Es gebe viele Tschechen, die über den Glauben nicht allzu viel wissen und bei denen der Aberglaube aus der Zeit des Kommunismus überlebt hat. Sie lassen sich eher von medialen Skandalen beeinflussen, aber was es heißt, zu glauben, wissen sie nicht. Dann wiederum gebe es viele Menschen, die sehr offen sind, mit denen die Kirche jedoch nicht einen guten Dialog anknüpfen kann, sagte Halik. Die Kirche wisse nicht, wie sie sie anzusprechen und deren Sprache zu sprechen habe. Er versuche, so Halik, sich mit seinen Kollegen auf diese Menschen zu konzentrieren. Vor einigen Monaten habe er ein Buch mit den Predigten aus der Salvator-Kirche herausgegeben. Dieses Buch war das meistverkaufte Buch, das in seiner Gunst sogar die Kochbücher überflügelt hat, fügt Tomas Halik lachend hinzu. Er verstehe das als Anzeichen dafür, dass es mit dem tschechischen Atheismus nicht so weit her ist.

Europa hat vor kurzem die größte Vereinigung in der Geschichte des Kontinents vollzogen. Sieht Tomas Halik daher auch die Möglichkeit einer geistlichen Vereinigung?

"Ich glaube, dass dies eine große Aufgabe ist. Wenn sich das gemeinsame Haus Europa nur auf der Wirtschaft und der gemeinsamen Administrative gründen sollte, dann wäre das ein kaltes Haus. Man muss ein gemeinsames Bewusstsein und Gewissen bilden. Und das geht nicht ohne eine Neuentdeckung der christlichen Tradition Europas. Dafür ist ein Dialog zwischen dem Westen und dem Osten sehr wichtig. Wir haben erwartet, dass gerade der Papst, der Slawe ist und der für die für Ostchristen wichtigen Werte Verständnis zeigt, eine Brücke zwischen den Römischen Katholiken und den Christen der Osttradition darstellen könnte. Manchmal sind wir ein wenig enttäuscht, dass wir auf der anderen Seite nicht so viel Verständnis für diesen Dialog fühlen, der keinesfalls ein Tauziehen um den territorialen Einfluss sein soll."
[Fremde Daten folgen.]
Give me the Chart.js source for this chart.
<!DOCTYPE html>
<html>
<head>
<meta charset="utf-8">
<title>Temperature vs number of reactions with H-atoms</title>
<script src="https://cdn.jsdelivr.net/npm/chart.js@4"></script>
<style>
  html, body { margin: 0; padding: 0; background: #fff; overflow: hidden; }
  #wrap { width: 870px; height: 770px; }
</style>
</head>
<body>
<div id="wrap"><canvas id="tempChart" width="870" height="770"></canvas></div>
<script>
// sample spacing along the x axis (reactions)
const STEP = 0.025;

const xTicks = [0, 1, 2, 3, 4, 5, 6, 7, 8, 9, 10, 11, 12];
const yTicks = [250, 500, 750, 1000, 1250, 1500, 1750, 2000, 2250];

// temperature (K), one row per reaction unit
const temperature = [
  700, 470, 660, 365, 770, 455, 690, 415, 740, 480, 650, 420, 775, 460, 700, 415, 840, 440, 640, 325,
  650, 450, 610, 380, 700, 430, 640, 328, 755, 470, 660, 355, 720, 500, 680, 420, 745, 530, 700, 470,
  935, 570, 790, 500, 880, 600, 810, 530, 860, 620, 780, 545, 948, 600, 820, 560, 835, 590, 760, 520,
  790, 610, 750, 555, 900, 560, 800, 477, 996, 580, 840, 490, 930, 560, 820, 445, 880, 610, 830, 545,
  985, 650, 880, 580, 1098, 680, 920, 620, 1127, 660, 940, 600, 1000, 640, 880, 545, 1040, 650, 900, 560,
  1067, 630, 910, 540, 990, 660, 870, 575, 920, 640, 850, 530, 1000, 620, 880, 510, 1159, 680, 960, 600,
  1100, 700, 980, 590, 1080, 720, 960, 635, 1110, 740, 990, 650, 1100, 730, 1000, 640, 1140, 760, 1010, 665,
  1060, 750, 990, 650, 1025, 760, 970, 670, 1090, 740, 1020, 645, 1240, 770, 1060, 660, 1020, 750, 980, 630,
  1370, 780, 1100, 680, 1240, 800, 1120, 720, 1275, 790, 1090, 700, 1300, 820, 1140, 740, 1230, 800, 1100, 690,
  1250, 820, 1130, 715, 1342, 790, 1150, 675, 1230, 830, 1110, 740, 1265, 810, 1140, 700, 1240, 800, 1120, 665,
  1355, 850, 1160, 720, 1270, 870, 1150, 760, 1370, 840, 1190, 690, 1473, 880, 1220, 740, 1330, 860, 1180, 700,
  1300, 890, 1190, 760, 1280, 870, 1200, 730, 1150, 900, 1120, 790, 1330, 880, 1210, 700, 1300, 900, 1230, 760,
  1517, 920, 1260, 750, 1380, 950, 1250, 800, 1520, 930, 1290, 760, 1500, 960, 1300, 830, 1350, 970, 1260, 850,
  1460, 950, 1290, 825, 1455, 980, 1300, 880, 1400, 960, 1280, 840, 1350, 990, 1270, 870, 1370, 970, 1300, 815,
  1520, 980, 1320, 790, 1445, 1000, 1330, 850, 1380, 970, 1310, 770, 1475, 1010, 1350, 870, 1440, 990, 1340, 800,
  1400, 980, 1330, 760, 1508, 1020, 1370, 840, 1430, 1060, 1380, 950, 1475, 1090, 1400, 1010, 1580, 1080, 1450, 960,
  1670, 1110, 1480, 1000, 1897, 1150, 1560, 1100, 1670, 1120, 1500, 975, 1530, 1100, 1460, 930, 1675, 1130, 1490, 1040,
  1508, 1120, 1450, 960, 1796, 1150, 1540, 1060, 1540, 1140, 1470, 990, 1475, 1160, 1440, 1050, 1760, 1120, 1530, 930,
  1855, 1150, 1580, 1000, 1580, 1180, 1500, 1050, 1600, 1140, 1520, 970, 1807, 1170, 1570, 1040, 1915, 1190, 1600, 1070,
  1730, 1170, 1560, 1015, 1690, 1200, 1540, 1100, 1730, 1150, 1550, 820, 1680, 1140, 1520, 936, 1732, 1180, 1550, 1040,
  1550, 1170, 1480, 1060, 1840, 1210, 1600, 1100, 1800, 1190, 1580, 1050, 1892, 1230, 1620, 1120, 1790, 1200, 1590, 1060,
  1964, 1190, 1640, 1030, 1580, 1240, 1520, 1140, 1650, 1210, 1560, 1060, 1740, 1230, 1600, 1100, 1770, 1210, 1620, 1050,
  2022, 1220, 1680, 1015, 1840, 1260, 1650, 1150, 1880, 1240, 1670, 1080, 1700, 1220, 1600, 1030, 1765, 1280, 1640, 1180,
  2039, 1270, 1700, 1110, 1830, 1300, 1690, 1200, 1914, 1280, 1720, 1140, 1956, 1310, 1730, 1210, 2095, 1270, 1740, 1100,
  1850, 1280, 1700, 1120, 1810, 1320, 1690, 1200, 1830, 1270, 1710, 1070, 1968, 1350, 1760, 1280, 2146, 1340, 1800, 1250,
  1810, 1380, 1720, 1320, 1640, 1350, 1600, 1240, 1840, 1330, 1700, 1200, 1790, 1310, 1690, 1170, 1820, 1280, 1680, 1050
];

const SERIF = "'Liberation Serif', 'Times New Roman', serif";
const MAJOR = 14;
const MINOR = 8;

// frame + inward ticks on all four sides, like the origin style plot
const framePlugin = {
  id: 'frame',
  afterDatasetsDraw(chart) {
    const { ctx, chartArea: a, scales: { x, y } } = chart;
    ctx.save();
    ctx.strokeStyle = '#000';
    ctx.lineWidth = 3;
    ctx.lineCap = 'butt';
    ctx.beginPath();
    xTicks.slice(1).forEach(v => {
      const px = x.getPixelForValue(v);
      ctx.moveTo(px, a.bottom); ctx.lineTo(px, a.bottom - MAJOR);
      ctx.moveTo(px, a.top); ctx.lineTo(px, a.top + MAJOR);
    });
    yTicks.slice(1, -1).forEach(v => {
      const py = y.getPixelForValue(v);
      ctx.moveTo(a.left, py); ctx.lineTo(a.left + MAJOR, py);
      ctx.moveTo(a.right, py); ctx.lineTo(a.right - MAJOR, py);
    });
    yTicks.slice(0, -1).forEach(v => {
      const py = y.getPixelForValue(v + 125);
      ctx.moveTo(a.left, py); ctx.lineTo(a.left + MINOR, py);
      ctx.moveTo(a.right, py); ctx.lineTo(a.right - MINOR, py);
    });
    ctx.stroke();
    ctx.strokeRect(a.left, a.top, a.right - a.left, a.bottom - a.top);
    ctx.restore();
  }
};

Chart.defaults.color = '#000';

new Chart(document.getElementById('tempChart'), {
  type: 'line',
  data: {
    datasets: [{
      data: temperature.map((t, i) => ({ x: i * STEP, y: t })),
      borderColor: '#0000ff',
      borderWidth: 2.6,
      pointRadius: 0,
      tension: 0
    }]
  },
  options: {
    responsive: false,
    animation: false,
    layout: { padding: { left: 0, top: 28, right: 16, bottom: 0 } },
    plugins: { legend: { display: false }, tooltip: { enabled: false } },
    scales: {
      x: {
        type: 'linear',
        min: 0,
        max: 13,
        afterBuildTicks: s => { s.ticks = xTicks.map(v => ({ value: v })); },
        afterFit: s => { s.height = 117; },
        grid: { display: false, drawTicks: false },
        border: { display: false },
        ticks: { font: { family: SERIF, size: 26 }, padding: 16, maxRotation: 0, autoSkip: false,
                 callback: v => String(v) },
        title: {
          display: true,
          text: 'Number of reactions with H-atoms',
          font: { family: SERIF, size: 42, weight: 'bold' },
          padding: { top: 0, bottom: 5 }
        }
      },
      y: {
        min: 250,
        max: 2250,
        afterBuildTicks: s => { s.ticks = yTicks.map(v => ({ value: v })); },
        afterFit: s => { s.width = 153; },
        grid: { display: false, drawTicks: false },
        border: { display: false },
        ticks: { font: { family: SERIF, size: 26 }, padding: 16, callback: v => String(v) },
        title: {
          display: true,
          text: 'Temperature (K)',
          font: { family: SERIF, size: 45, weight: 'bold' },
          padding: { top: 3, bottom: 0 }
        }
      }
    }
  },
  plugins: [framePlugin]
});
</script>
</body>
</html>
Bei der Suche nach einem Dialog hat sich mit Tomas Spidlik ein tschechischer Geistlicher sehr hervorgetan. Spidlik lebt seit vielen Jahren in Rom und wurde dort vor kurzer Zeit zum Kardinal ernannt. Mehr zu seiner Person von Tomas Halik:

"Ostchristen und Orthodoxe schätzen einen sehr bedeutenden Mann, der in Rom lebt und arbeitet und der Tscheche ist: Vater Tomas Spidlik, der vor kurzem zum Kardinal ernannt wurde. Sein das ganze Leben über währendes Interesse ist, die Tiefe der östlichen christlichen Spiritualität zu entdecken. Er hat diesbezüglich eine Reihe von Büchern geschrieben und dem Papst sogar spirituelle Übungen vermittelt. Seine Bücher werden von bedeutenden Persönlichkeiten, ja sogar vom italienischen und vom französischen Präsidenten gelesen."

Tomas Halik
Spidlik unterstreiche, dass man zwischen den verschiedenen Kirchen eine gewisse Kompatibilität suchen muss und nicht ständig Feindschaft und Misstrauen nähren darf. Der Verstand des Westens und das Herz des Ostens müssen im Einklang sein und zusammenarbeiten. Erst aus ihrem Dialog kann etwas Gesundes erwachsen, sagte Tomas Halik über den tschechischen Kardinal aus Rom, Tomas Spidlik. Schließen wir den Beitrag mit einem weniger geistlichen Thema ab, und zwar mit dem Demokratieverständnis und der daraus resultierenden politischen Reife der Tschechen. Als letzte Frage wollten wir von Tomas Halik wissen, wie er den Ausgang der Wahlen für das Europäische Parlament bewerte:

"Ja, es hat mich sehr enttäuscht, aber nicht sonderlich überrascht. Ich habe erwartet, dass in den postkommunistischen Ländern noch kein genügend großes Bewusstsein darüber vorhanden ist, wie äußerst wichtig die Europäische Union ist. Noch dazu gibt es mehrere Politiker, die die Europäische Union ständig kritisieren. Daher gehen viele Menschen dann nicht zu den Wahlen, oder es werden Menschen mit einer ziemlich problematischen Vergangenheit gewählt. Der relative Erfolg der Kommunisten bzw. derjenigen, von denen ich nicht glaube, dass sie unser Land wirklich gut repräsentieren können, stimmen mich traurig. Ich würde dort gern andere Menschen sehen, aber man kann nichts machen. Es sind demokratische Wahlen und wir müssen die Situation so akzeptieren, wie sie ist. Ich hoffe, dass sich im Laufe der Jahre das Verständnis für die Europäische Union vertiefen wird und dass die Menschen verstehen werden: Die EU gibt uns eine große Chance, eine Gelegenheit, bei der auch unsere Stimme und unsere historische Erfahrung gehört werden."